Текст радиотелеграммы было поручено составить Ленину и Троцкому; предложение подключить к ним Иоффе было отклонено. Решили, что обращение к немцам будет сейчас же послано по радио. Договорились также, что о принятом решении будет сообщено руководству левых эсеров, направив с этой целью к ним Свердлова. Было внесено и предложение, чтобы решение по этому вопросу ЦК двух входящих в правительство партий — большевиков и левых эсеров — принять за решение Совнаркома, то есть посылать телеграмму от имени правительства.
Была уже глубокая ночь 19 февраля, когда радиотелеграмма СНК в Берлин правительству Германской империи была составлена, но ее, как это решили, надо было согласовать с руководством левых эсеров, а счет уже шел на часы. Сразу же после заседания ЦК РСДРП (б) состоялось совместное заседание двух ЦК партий — большевиков и левых эсеров. Вот что писал об этом заседании орган МК РСДРП (б) «Социал-демократ»
20 февраля: «Вначале заседания происходили отдельно, потом было устроено совместное заседание. Выяснилось два течения: одно за то, что Россия воевать не может и что необходимо подписать мир на тех условиях, которые нам диктуют, но это течение оказалось в меньшинстве.
Большинство стояло на той точке зрения, что революция русская выдержит новое испытание; решено сопротивляться до последней возможности».

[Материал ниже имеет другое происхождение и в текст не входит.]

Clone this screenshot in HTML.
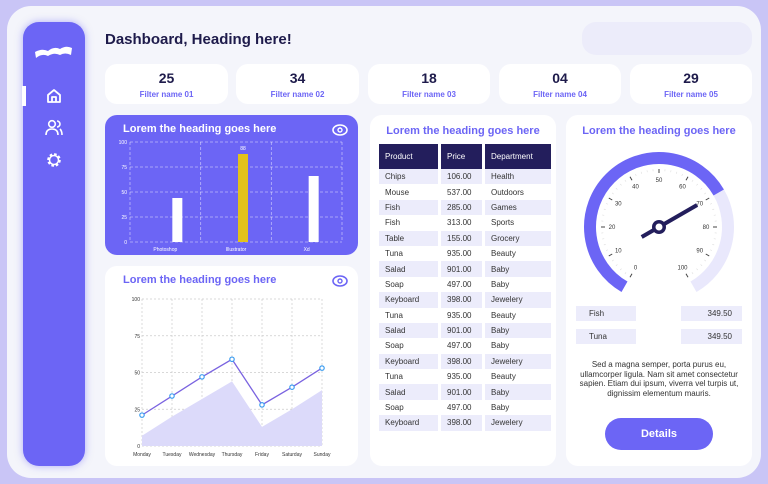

На этом заседании, как видно из сообщения газеты, вопрос о посылке телеграммы не обсуждался и речь шла об отношении вообще к проблеме мира и войны, о чем, кстати, свидетельствовало и первое же предложение этой информации — «Война или мир». Очевидно, поэтому пришлось тут же поставить вопрос о посылке телеграммы немцам на обсуждение объединенного заседания фракций большевиков и левых эсеров ВЦИК, где Ленин в течение двух часов доказывал, что «для России выхода нет, что необходимо немедленно заключить сепаратный мир», что надо какой бы то ни было ценой освободить русскую революцию от империалистической войны *. Но и это совещание не решило вопроса относительно посылки телеграммы, равно как и сразу же созванные затем отдельные заседания фракций916.